**What the task requires**
Retype every line from the start of the data down to and including the line with "from matplotlib.patches import Rectangle". Skip the pictures.
--- Begin Data lines ---
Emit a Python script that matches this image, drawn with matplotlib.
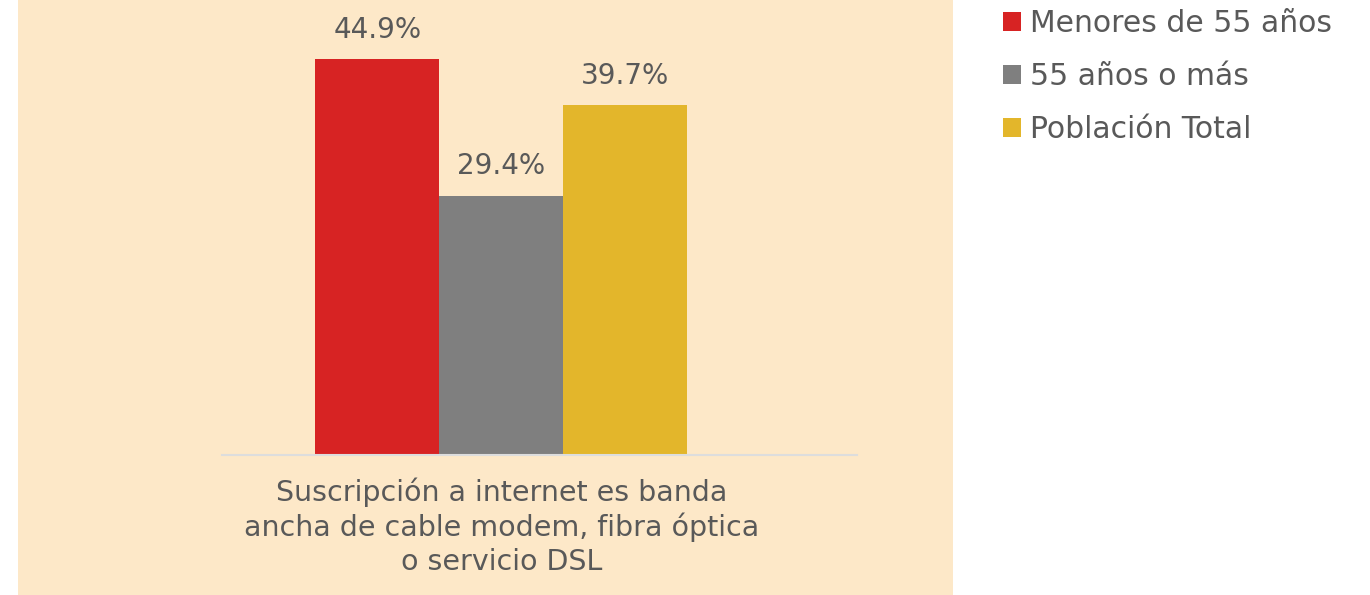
import matplotlib.pyplot as plt
from matplotlib.patches import Rectangle

category = 'Suscripción a internet es banda\nancha de cable modem, fibra óptica\no servicio DSL'
series = ['Menores de 55 años', '55 años o más', 'Población Total']
values = [44.9, 29.4, 39.7]
colors = ['#D72323', '#7F7F7F', '#E3B62B']

plt.rcParams['font.family'] = ['DejaVu Sans']
text_color = '#595959'

fig = plt.figure(figsize=(13.7, 5.95), dpi=100)
fig.patch.set_facecolor('white')
fig.patches.append(Rectangle((18 / 1370, 0), (953 - 18) / 1370, 1, transform=fig.transFigure,
                             facecolor='#FDE8C8', edgecolor='none', zorder=-1))

ax = fig.add_axes([222 / 1370, 140 / 595, 635 / 1370, 455 / 595])
ax.set_facecolor('none')
ax.set_zorder(1)

for i, (name, v, c) in enumerate(zip(series, values, colors)):
    ax.bar(i, v, width=1.0, color=c, label=name, zorder=2)
    ax.text(i, v + 1.75, f'{v}%', ha='center', va='bottom', fontsize=20, color=text_color)

ax.set_ylim(0, 51.6)
ax.set_xlim(-1.254, 3.867)
ax.set_yticks([])
ax.set_xticks([1])
ax.set_xticklabels([category], fontsize=20.5, color=text_color, linespacing=1.26)
ax.tick_params(axis='x', length=0, pad=16)
for s in ['top', 'right', 'left']:
    ax.spines[s].set_visible(False)
ax.spines['bottom'].set_color('#DDDDDD')
ax.spines['bottom'].set_linewidth(1.5)

fig.legend(loc='upper left', bbox_to_anchor=(976 / 1370, 1.03), frameon=False, fontsize=21.5,
           labelcolor=text_color, handlelength=0.6, handleheight=0.6, handletextpad=0.3,
           labelspacing=0.8)

fig.savefig('out.png', dpi=100)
--- End Data lines ---
**Finished task**
Emit a Python script that matches this image, drawn with matplotlib.
import matplotlib.pyplot as plt
from matplotlib.patches import Rectangle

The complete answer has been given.